Norwegian police charge Olympic champion’s father for domestic violence

Norwegian police said Monday that Gjert Ingebrigtsen, father and former coach of 1,500m Olympic champion Jakob Ingebrigtsen, had been charged with domestic violence against a family member.

Norwegian police charge Olympic champion's father for domestic violence

Jakob Ingebrigtsen and two of his brothers, Henrik and Filip, who are also athletes, shocked Norway last October when they accused their father of being violent.

“We grew up with a very aggressive and authoritarian father, who used physical violence and threats as part of his upbringing,” the brothers wrote in an op-ed for newspaper VG. “We still feel a sense of discomfort and fear that we have felt since childhood,” they added.

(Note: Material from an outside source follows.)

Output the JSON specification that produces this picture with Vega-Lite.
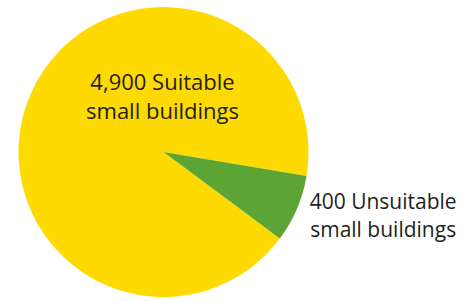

Police opened a probe into the abuse claims and on Monday said prosecutors had decided to charge Gjert Ingebrigtsen, 58, with domestic violence against one of his children.

According to a source close to the case, the acts in question do not concern the trio of known athletes but another, younger child.

Over a period of four years, from 2018 to 2022, Gjert Ingebrigtsen allegedly manhandled, insulted, threatened and hit the child in the face with his hand or with a towel.

Responding to questions from AFP, Therese Braut Vage, who led the investigation, would not confirm this account.

Police said they had closed investigations into other events concerning the six other children in the home either due to a lack of evidence or, in one case, because the statute of limitations having expired.

Gjert, who coached Jakob until after the 2021 Olympics in Tokyo — where Jakob won the gold — has always denied the accusations against him.

“As far as the dismissed cases, we agree that there is no evidence to prove that Ingebrigtsen committed any wrongdoing,” his lawyer John Christian Elden told AFP on Monday.

“For the rest, Ingebrigtsen disputes the description of the facts on which the indictment is based — and he therefore does not admit his guilt,” he continued in an email.

Jakob Ingebrigtsen is the most successful of the three brothers, twice winning gold in the world championships 5000m in 2022 and 2023, as well as the Olympic 1500m gold.

The 23-year-old is also preparing for the Olympic Games in Paris this summer.

Henrik, 33, and Filip, 31, were European champions in the 1500m in 2012 and 2016 respectively.

After breaking with his sons, Gjert Ingebrigtsen shocked Norwegian athletics by becoming the trainer of another runner, Narve Gilje Nordas.

The Norwegian Olympic Committee has said that Gjert will not be granted accreditation for the Olympic Games in Paris this summer, as was the case at last year’s World Athletics Championships.